A recent attempt to unionize by students at the University of Hawaii was vetoed by Governor David Ige (D).
The union at the University of Washington is still an outlier as it has been a recognized union since the early 2000's. The union encompasses both undergraduate and graduate students working in teaching or research capacities.
Though the union began negotiating for a new contract in December, it reached an agreement hours before the deadline in April. The new three-year contract came after many rallies, petitions, and even a vote for a strike.
The new contract includes mainly improvements to tuition waivers and pay, but also includes a clause against microaggressions.
The contract states that:
"[T]he University agreed to a definition of micro-aggressions (“everyday exchanges – including words and actions – that denigrate or exclude individuals based on their membership in a group or class”) and that such workplace behavior is grievable under the contract. Moreover the University agreed to meet three (3) times per year to discuss the joint goal of eliminating micro-aggressions and developing trainings for ASEs, faculty, and departments".
The UW union isn’t the only group fighting microaggressions lately; the University of California - Berkeley recently came under fire for its new training program for faculty which warned against using microaggressions such as the phrase “America is the land of opportunity.
Ithaca College has also came under scrutiny for its student government association, which has began developing an anonymous microaggression reporting system.

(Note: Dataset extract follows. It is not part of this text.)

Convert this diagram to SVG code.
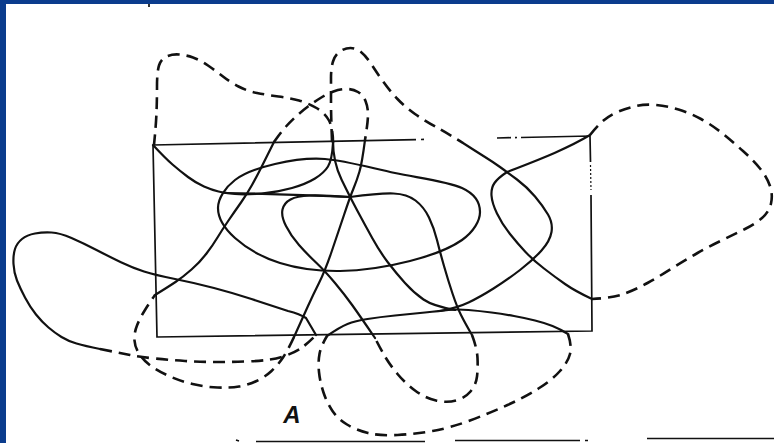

“The notion that a public university can ban ‘everyday exchanges’ that in any way "denigrate" others is extremely difficult, if not impossible, to square with their obligations to uphold the First Amendment,” Peter Bonilla, a director at the Foundation for Individual Rights in Education, said in an interview with Campus Reform.
Bonilla expressed concern that students could face disciplinary action for saying things in what should be a learning environment, noting that “[i]t seems inevitable that at some point it will be challenged on First Amendment grounds and, given speech codes' long history of losing in court, UW shouldn't feel optimistic at its chances of surviving such a challenge.”
The union at the University of Washington could not be reached for comment in time for publication.